Supplied information:
►
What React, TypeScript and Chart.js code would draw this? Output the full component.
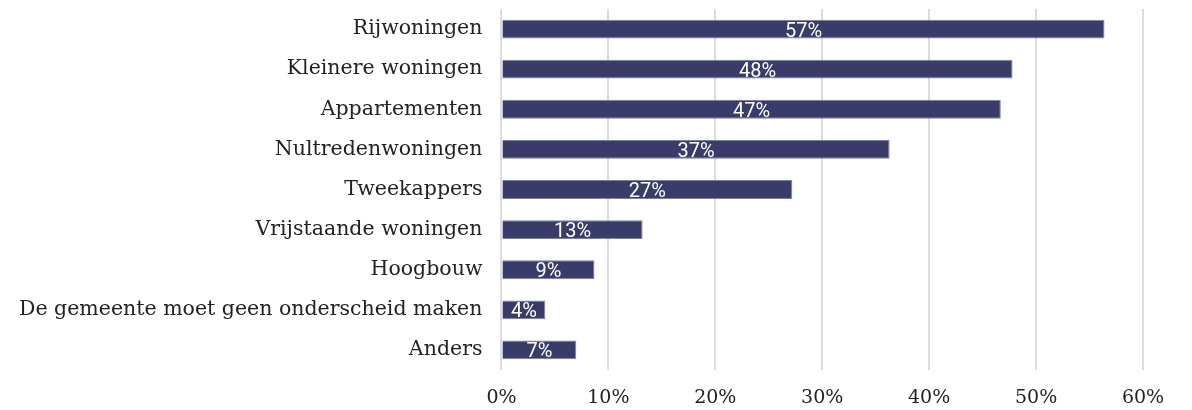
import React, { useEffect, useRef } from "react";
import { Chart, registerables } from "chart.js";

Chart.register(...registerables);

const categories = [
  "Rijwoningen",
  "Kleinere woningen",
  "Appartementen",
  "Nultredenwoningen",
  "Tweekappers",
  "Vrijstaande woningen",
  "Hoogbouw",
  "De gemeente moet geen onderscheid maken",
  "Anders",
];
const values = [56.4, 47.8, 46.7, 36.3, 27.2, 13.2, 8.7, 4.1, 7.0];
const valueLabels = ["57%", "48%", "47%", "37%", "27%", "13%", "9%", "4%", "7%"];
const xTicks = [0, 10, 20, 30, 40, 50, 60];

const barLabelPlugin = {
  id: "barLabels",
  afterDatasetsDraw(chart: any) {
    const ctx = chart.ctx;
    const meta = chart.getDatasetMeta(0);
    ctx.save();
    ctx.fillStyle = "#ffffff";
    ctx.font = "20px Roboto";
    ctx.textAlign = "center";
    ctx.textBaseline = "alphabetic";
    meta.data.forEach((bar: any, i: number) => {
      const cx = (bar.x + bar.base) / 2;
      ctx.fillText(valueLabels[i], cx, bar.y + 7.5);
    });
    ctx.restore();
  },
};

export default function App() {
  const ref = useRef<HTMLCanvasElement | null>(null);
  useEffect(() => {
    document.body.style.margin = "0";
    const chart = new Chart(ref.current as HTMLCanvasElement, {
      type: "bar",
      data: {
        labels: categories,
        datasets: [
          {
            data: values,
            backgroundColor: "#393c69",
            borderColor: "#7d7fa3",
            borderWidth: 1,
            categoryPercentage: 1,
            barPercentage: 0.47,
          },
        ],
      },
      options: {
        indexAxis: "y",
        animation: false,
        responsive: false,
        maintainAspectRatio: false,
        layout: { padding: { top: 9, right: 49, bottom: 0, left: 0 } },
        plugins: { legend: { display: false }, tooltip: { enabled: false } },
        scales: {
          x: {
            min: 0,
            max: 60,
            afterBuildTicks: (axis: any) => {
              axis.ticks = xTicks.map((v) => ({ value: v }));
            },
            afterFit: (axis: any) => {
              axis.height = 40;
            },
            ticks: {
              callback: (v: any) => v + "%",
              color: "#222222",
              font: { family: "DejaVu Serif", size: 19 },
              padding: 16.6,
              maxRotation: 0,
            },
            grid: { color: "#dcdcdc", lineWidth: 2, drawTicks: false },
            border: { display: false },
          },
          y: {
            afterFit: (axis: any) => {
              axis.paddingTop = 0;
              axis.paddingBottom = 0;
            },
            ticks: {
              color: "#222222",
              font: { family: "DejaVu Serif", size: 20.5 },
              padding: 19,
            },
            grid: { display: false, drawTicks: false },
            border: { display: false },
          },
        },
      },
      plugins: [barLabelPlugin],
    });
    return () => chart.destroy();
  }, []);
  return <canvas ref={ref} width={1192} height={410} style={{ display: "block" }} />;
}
◄
Description of the task:
Repeat the listing above up to and including the line with "const xTicks = [0, 10, 20, 30, 40, 50, 60];", starting from its first line. Drop any pictures.

Solution to this problem:
What React, TypeScript and Chart.js code would draw this? Output the full component.
import React, { useEffect, useRef } from "react";
import { Chart, registerables } from "chart.js";

Chart.register(...registerables);

const categories = [
  "Rijwoningen",
  "Kleinere woningen",
  "Appartementen",
  "Nultredenwoningen",
  "Tweekappers",
  "Vrijstaande woningen",
  "Hoogbouw",
  "De gemeente moet geen onderscheid maken",
  "Anders",
];
const values = [56.4, 47.8, 46.7, 36.3, 27.2, 13.2, 8.7, 4.1, 7.0];
const valueLabels = ["57%", "48%", "47%", "37%", "27%", "13%", "9%", "4%", "7%"];
const xTicks = [0, 10, 20, 30, 40, 50, 60];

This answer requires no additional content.